Rising homelessness risk for families facing benefits cap

4th Dec 2012

Public service cuts, welfare reform and rising living costs signal a ‘social storm’ in Haringey, warns Joe Penny.

It’s a cold and wet morning, and about 50 people are queuing along the street. Sharing umbrellas and pulling up their hoods to shelter from the elements, they’re not waiting for the launch of Apple’s new phone; nor are they hoping to get their hands on tickets for that must-see show. They are queuing for legal advice at the Citizens Advice Bureau in Turnpike Lane. Many of them have been here since 6.30am. 

Demand for legal advice at this centre in Haringey has risen steeply over the past two years and has now started to outstrip the centre’s capacity. In September the centre saw to the needs of 347 people, while having to turn away more than 250. They are struggling to meet 60 per cent of the demand at their doors, not to mention the hundreds who stay at home suffering in silence. 

As bad as the situation is, CAB staff told us they are braced for worse to come. Welfare reform has yet to take full effect, with the majority of changes scheduled for April 2013. The benefit cap and other changes to housing benefits in particular are likely to cause significant issues in Haringey – an area that has long suffered from homelessness, overcrowding and unaffordable house prices.

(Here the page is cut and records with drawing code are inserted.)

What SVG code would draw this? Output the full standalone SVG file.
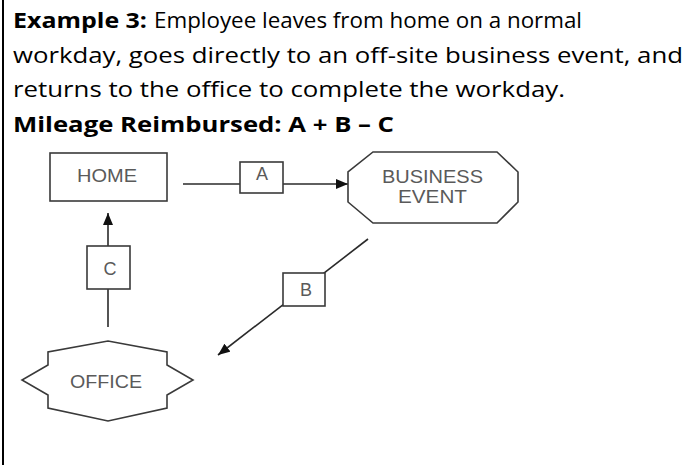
<svg xmlns="http://www.w3.org/2000/svg" width="694" height="465" viewBox="0 0 694 465">
<style>
.hdr{font-family:"Open Sans","Noto Sans","Liberation Sans",sans-serif;font-size:22px;fill:#000}
.b{font-weight:bold}
.shape{fill:#fff;stroke:#3a3a3a;stroke-width:1.6}
.lbl{font-family:"Liberation Sans",Arial,sans-serif;font-size:18px;fill:#5a5a5a;text-anchor:middle}
.conn{stroke:#2a2a2a;stroke-width:1.6;fill:none}
</style>
<defs>
<marker id="arr" viewBox="0 0 12 10" refX="12" refY="5" markerWidth="12" markerHeight="10" markerUnits="userSpaceOnUse" orient="auto">
<path d="M0,0 L12,5 L0,10 Z" fill="#111"/>
</marker>
</defs>
<rect x="0" y="0" width="694" height="465" fill="#fff"/>
<rect x="2" y="0" width="2" height="465" fill="#000"/>
<g id="caption">
<text class="hdr" y="28.3"><tspan class="b" x="13" textLength="134" lengthAdjust="spacingAndGlyphs">Example 3:</tspan><tspan x="154" textLength="428" lengthAdjust="spacingAndGlyphs">Employee leaves from home on a normal</tspan></text>
<text class="hdr" x="13" y="62.8" textLength="670" lengthAdjust="spacingAndGlyphs">workday, goes directly to an off-site business event, and</text>
<text class="hdr" x="13" y="97.3" textLength="552" lengthAdjust="spacingAndGlyphs">returns to the office to complete the workday.</text>
<text class="hdr b" x="13" y="131.7" textLength="381" lengthAdjust="spacingAndGlyphs">Mileage Reimbursed: A + B – C</text>
</g>
<g id="connectors">
<line class="conn" x1="183" y1="184" x2="348" y2="184" marker-end="url(#arr)"/>
<line class="conn" x1="368" y1="239" x2="218" y2="355" marker-end="url(#arr)"/>
<line class="conn" x1="108" y1="327" x2="108" y2="213" marker-end="url(#arr)"/>
<g id="label-A"><rect class="shape" x="240" y="162" width="43" height="31"/><text class="lbl" x="262" y="180" font-size="17">A</text></g>
<g id="label-B"><rect class="shape" x="283" y="273" width="42" height="33"/><text class="lbl" x="306" y="296" font-size="17">B</text></g>
<g id="label-C"><rect class="shape" x="87" y="246" width="43" height="43"/><text class="lbl" x="110" y="275" font-size="17">C</text></g>
</g>
<g id="home">
<rect class="shape" x="50" y="153" width="117" height="48"/>
<text class="lbl" x="107" y="182" textLength="60" lengthAdjust="spacingAndGlyphs">HOME</text>
</g>
<g id="business-event">
<polygon class="shape" points="373,152 497,152 518,172 518,202 497,223 373,223 348,202 348,172"/>
<text class="lbl" x="432.5" y="183" textLength="101" lengthAdjust="spacingAndGlyphs">BUSINESS</text>
<text class="lbl" x="432.5" y="203" textLength="69" lengthAdjust="spacingAndGlyphs">EVENT</text>
</g>
<g id="office">
<polygon class="shape" points="48,352 48,365 22,380 48,395 48,408 108,421 167,408 167,395 193,380 167,365 167,352 108,341"/>
<text class="lbl" x="106" y="388" textLength="72" lengthAdjust="spacingAndGlyphs">OFFICE</text>
</g>
</svg>
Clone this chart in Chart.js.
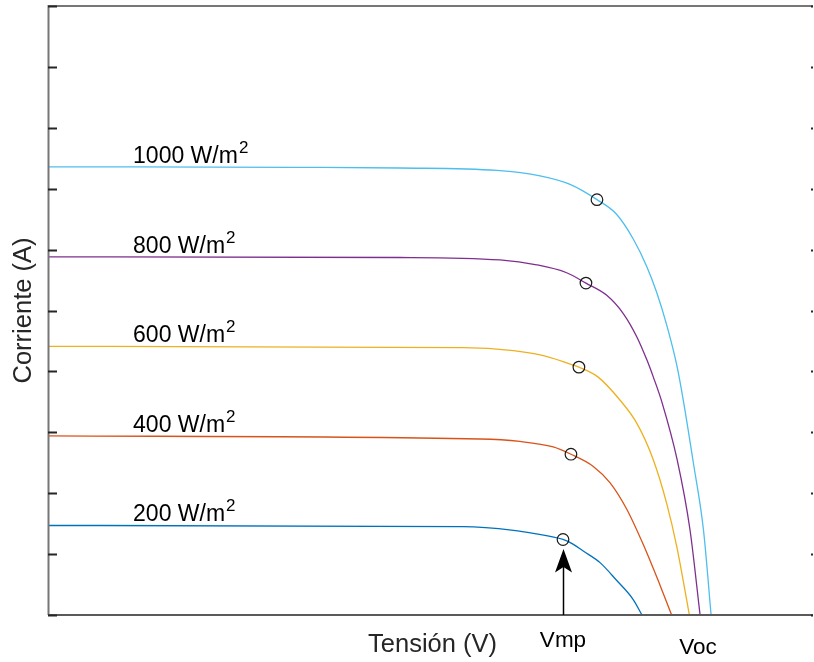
<!DOCTYPE html>
<html>
<head>
<meta charset="utf-8">
<script src="https://cdn.jsdelivr.net/npm/chart.js@4"></script>
<style>
  html, body { margin: 0; padding: 0; background: #ffffff; }
  canvas { display: block; }
</style>
</head>
<body>
<canvas id="iv" width="814" height="662"></canvas>
<script>
// Curvas I-V de un panel fotovoltaico para distintas irradiancias
const irradiance = ['1000', '800', '600', '400', '200'];

const v1000 = [0, 8.0, 11.5, 14.67, 16.08, 17.06, 17.94, 18.58, 19.13, 19.57, 19.89, 20.22, 20.55, 20.76, 21.09, 21.42, 21.67];
const i1000 = [7.36, 7.35, 7.34, 7.30, 7.21, 7.07, 6.82, 6.58, 6.17, 5.72, 5.30, 4.76, 4.10, 3.53, 2.50, 1.40, 0];

const v800 = [0, 11.5, 14.77, 15.97, 16.95, 17.58, 18.26, 18.80, 19.24, 19.57, 19.78, 20.06, 20.56, 20.98, 21.31];
const i800 = [5.88, 5.87, 5.83, 5.75, 5.62, 5.45, 5.25, 4.95, 4.57, 4.19, 3.91, 3.50, 2.55, 1.40, 0];

const v600 = [0, 13.57, 15.21, 16.08, 16.84, 17.35, 17.97, 18.69, 19.24, 19.78, 20.22, 20.55, 20.96];
const i600 = [4.41, 4.39, 4.34, 4.27, 4.16, 4.07, 3.91, 3.53, 3.15, 2.55, 1.83, 1.12, 0];

const v400 = [0, 14.12, 15.42, 16.51, 17.09, 17.82, 18.37, 18.91, 19.45, 20.00, 20.38];
const i400 = [2.94, 2.89, 2.85, 2.76, 2.64, 2.44, 2.17, 1.74, 1.16, 0.49, 0];

const v200 = [0, 13.57, 15.21, 15.86, 16.83, 17.17, 17.49, 18.04, 18.58, 19.13, 19.41];
const i200 = [1.47, 1.45, 1.39, 1.34, 1.24, 1.16, 1.05, 0.86, 0.57, 0.25, 0];

// Puntos de máxima potencia (mismo orden que irradiance)
const mppV = [17.94, 17.58, 17.35, 17.09, 16.83];
const mppI = [6.82, 5.45, 4.07, 2.64, 1.24];

// Rango de los ejes y marcas del eje de corriente
const voltRange = [0, 25];
const currentRange = [0, 10];
const currentTicks = [0, 1, 2, 3, 4, 5, 6, 7, 8, 9, 10];

const curveV = [v1000, v800, v600, v400, v200];
const curveI = [i1000, i800, i600, i400, i200];
const curveColors = ['#4DBEEE', '#7E2F8E', '#EDB120', '#D95319', '#0072BD'];

const toPoints = (vs, is) => vs.map((v, k) => ({ x: v, y: is[k] }));

const datasets = [{
  label: 'MPP',
  data: toPoints(mppV, mppI),
  showLine: false,
  pointStyle: 'circle',
  pointRadius: 5.8,
  pointBorderWidth: 1.2,
  pointBorderColor: '#1a1a1a',
  pointBackgroundColor: 'rgba(0,0,0,0)'
}];
curveV.forEach((vs, k) => {
  datasets.push({
    label: irradiance[k] + ' W/m2',
    data: toPoints(vs, curveI[k]),
    showLine: true,
    borderColor: curveColors[k],
    borderWidth: 1.3,
    pointRadius: 0,
    cubicInterpolationMode: 'monotone'
  });
});

const FONT = '"Liberation Sans", Arial, Helvetica, sans-serif';

const ivDecor = {
  id: 'ivDecor',
  afterDatasetsDraw(chart) {
    const { ctx, chartArea: a, scales: { x, y } } = chart;
    ctx.save();

    // Marco de los ejes
    ctx.strokeStyle = '#767676';
    ctx.lineWidth = 2;
    ctx.beginPath();
    ctx.moveTo(a.left + 0.5, a.bottom);
    ctx.lineTo(a.left + 0.5, a.top);
    ctx.lineTo(a.right, a.top);
    ctx.stroke();
    ctx.strokeStyle = '#5a5a5a';
    ctx.beginPath();
    ctx.moveTo(a.left, a.bottom);
    ctx.lineTo(a.right, a.bottom);
    ctx.stroke();

    // Marcas del eje de corriente (izquierda y derecha)
    ctx.strokeStyle = '#262626';
    ctx.lineWidth = 2;
    currentTicks.forEach(t => {
      const py = Math.round(y.getPixelForValue(t)) + 0.5;
      ctx.beginPath();
      ctx.moveTo(a.left, py);
      ctx.lineTo(a.left + 9, py);
      ctx.moveTo(a.right - 2, py);
      ctx.lineTo(a.right, py);
      ctx.stroke();
    });

    // Etiquetas de irradiancia sobre cada curva
    ctx.fillStyle = '#000000';
    ctx.textBaseline = 'alphabetic';
    ctx.textAlign = 'left';
    curveI.forEach((is, k) => {
      const px = x.getPixelForValue(2.78);
      const py = y.getPixelForValue(is[0]) - 4;
      ctx.font = '23px ' + FONT;
      const main = irradiance[k] + ' W/m';
      ctx.fillText(main, px, py);
      const w = ctx.measureText(main).width;
      ctx.font = '17px ' + FONT;
      ctx.fillText('2', px + w + 1, py - 10);
    });

    // Flecha que señala Vmp
    const ax = Math.round(x.getPixelForValue(mppV[4])) + 0.5;
    const tip = y.getPixelForValue(mppI[4]) + 9.5;
    ctx.strokeStyle = '#000000';
    ctx.lineWidth = 1.5;
    ctx.beginPath();
    ctx.moveTo(ax, a.bottom);
    ctx.lineTo(ax, tip + 16);
    ctx.stroke();
    ctx.fillStyle = '#000000';
    ctx.beginPath();
    ctx.moveTo(ax, tip);
    ctx.lineTo(ax - 8.5, tip + 23.5);
    ctx.lineTo(ax, tip + 18);
    ctx.lineTo(ax + 8.5, tip + 23.5);
    ctx.closePath();
    ctx.fill();

    // Textos Vmp y Voc bajo el eje
    ctx.textAlign = 'center';
    ctx.font = '22.5px ' + FONT;
    ctx.fillText('Vmp', ax - 0.5, a.bottom + 32);
    ctx.fillText('Voc', x.getPixelForValue(21.24), a.bottom + 39);

    // Títulos de los ejes
    ctx.fillStyle = '#262626';
    ctx.font = '25.5px ' + FONT;
    ctx.fillText('Tensión (V)', (a.left + a.right) / 2 + 2, a.bottom + 37);
    ctx.save();
    ctx.translate(31, (a.top + a.bottom) / 2);
    ctx.rotate(-Math.PI / 2);
    ctx.fillText('Corriente (A)', 0, 0);
    ctx.restore();

    ctx.restore();
  }
};

new Chart(document.getElementById('iv'), {
  type: 'scatter',
  data: { datasets },
  options: {
    responsive: false,
    animation: false,
    devicePixelRatio: 1,
    layout: { autoPadding: false, padding: { left: 48, top: 6, right: 1, bottom: 47 } },
    plugins: { legend: { display: false }, tooltip: { enabled: false } },
    scales: {
      x: { type: 'linear', min: voltRange[0], max: voltRange[1], display: false },
      y: { type: 'linear', min: currentRange[0], max: currentRange[1], display: false }
    }
  },
  plugins: [ivDecor]
});
</script>
</body>
</html>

More than 1,300 local families are predicted to be affected by the £500 per week benefits cap. A modest three-bedroom house in Tottenham, valued within the 30th percentile of local rents, will set you back around £300 per week, leaving families with three children £200 per week to live off – £200 to cover food, clothing, heating, electricity, water and transport for five people. 

Given that the Government’s own estimations for how much money a family of this size will need is around £330 per week, the choices for these families will be stark: either pay your rent and go hungry, or eat and lose your home. For those with more than three children the situation is even worse.

In an area where rent arrears are already rising and where 24 people in every 1,000 received repossession orders in 2011 (the second highest level in London), the likelihood of rising homelessness is very real. Indeed, over 800 young single people relying on housing benefits are set to lose up to £80 per week in support as the age threshold for shared room rate is raised to 35 years. Local supply of shared dwellings is woefully short of demand (suggestions put it at around 20 per cent of demand), so hundreds of young people are at risk of a future sofa surfing or sleeping rough.  

These are just some of the issues that staff at Haringey’s Citizens Advice are worried about. Worsening mental health and rising levels of debt, fuel poverty and hunger are all occurring with alarming regularity. 

It is at places such as Citizens Advice where the warning alarms are first sounded. They are, as the chair of Haringey CAB puts it, ‘the social weather vane’ of an area. 

With public services being cut back more each year, welfare reform in motion and living costs spiralling upwards, all the signs point to a social storm of unprecedented proportions.